Because God’s people are intended to be the kind of people who everyone is drawn to and wants to be around.   Yet whether we are talking about Pharisees and scribes or Christian church members, many in the world feel just the opposite.  We are the ones to avoid.  Which means we’ve got some work to do.  And our reading from the book of James today provides some very good guidance on where to start.   “My beloved,” James says, “ let everyone be quick to listen [and] slow to speak.”  If we seek to live out more fully God’s commandment to love then people probably don’t need to hear more from us.  We need to listen better to them.  A wise person once put it this way: You never really love someone until you get to know them, and once you get to know them, it’s really hard not to love them.  But to get to know them, you need to be with them and hear what they have to say. 

This universal need that all people have to be heard and known and loved was highlighted to me this week when I learned about a global social project called Urban Confessional.  It’s people from all walks of life who volunteer their time to stand in public places holding a sign that reads, “Free Listening.”  The primary goal of these volunteers is to listen to anyone who wants to talk - without passing judgement or even offering advice.  And you know what?  People stop to talk.  Some even stand in line just for the chance to share their story with someone who will really listen.  It may not be labeled as such but these Free Listening moments are encounters with love.  Love that is quick to listen and slow to speak.  It is God’s love and when it’s offered, people can’t help but be drawn.     
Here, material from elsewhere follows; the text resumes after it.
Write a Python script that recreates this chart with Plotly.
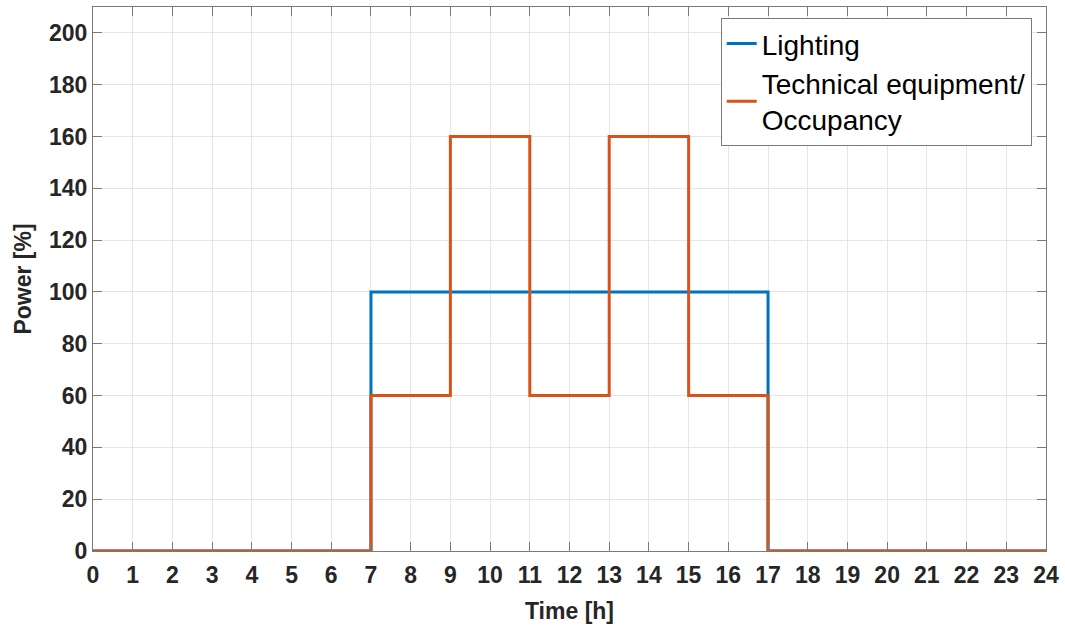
import plotly.graph_objects as go

hours = list(range(25))
lighting = [0, 0, 0, 0, 0, 0, 0, 100, 100, 100, 100, 100, 100, 100, 100, 100, 100, 0, 0, 0, 0, 0, 0, 0, 0]
technical = [0, 0, 0, 0, 0, 0, 0, 60, 60, 160, 160, 60, 60, 160, 160, 60, 60, 0, 0, 0, 0, 0, 0, 0, 0]
x_ticks = list(range(25))
y_ticks = list(range(0, 201, 20))

fig = go.Figure()
fig.add_trace(go.Scatter(x=hours, y=lighting, mode="lines", line_shape="hv",
                         line=dict(color="#0072BD", width=3), name="Lighting"))
fig.add_trace(go.Scatter(x=hours, y=technical, mode="lines", line_shape="hv",
                         line=dict(color="#D95319", width=3), name="Technical equipment/<br>Occupancy"))

axis_common = dict(showline=True, linecolor="#7a7a7a", linewidth=1, mirror="ticks",
                   ticks="inside", ticklen=9, tickcolor="#7a7a7a", tickwidth=1,
                   showgrid=True, gridcolor="#e6e6e6", gridwidth=1, zeroline=False,
                   tickfont=dict(family="Liberation Sans, Arial", size=23, color="#262626", weight="bold"),
                   title_font=dict(family="Liberation Sans, Arial", size=23, color="#262626", weight="bold"))

fig.update_xaxes(range=[0, 24], tickvals=x_ticks, title_text="Time [h]", title_standoff=16,
                 ticklabelstandoff=3, **axis_common)
fig.update_yaxes(range=[0, 210], tickvals=y_ticks, title_text="Power [%]", title_standoff=10, **axis_common)

fig.update_layout(
    width=1065, height=631,
    margin=dict(l=93, r=19, t=7, b=80),
    plot_bgcolor="white", paper_bgcolor="white",
    legend=dict(x=0.985, xanchor="right", y=0.98, yanchor="top",
                bgcolor="white", bordercolor="#7a7a7a", borderwidth=1,
                font=dict(family="Liberation Sans, Arial", size=28, color="black")),
)

fig.write_html("out.html")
Now contrary to popular opinion, I say that the church is not full of hypocrites.  What the church is full of is people doing the best they can as they seek to know the love of God and share it with others.  It’s not an easy task.  We all do it imperfectly - sometimes that even takes the form of saying one thing and doing another.  Jesus sees it all, yet loves us still.  That’s the Good News that we - whether we are in church or not - need to hear and know.  We are loved.   There are no exceptions, even the hypocrites are included which means that we need make sure there’s always room for one more.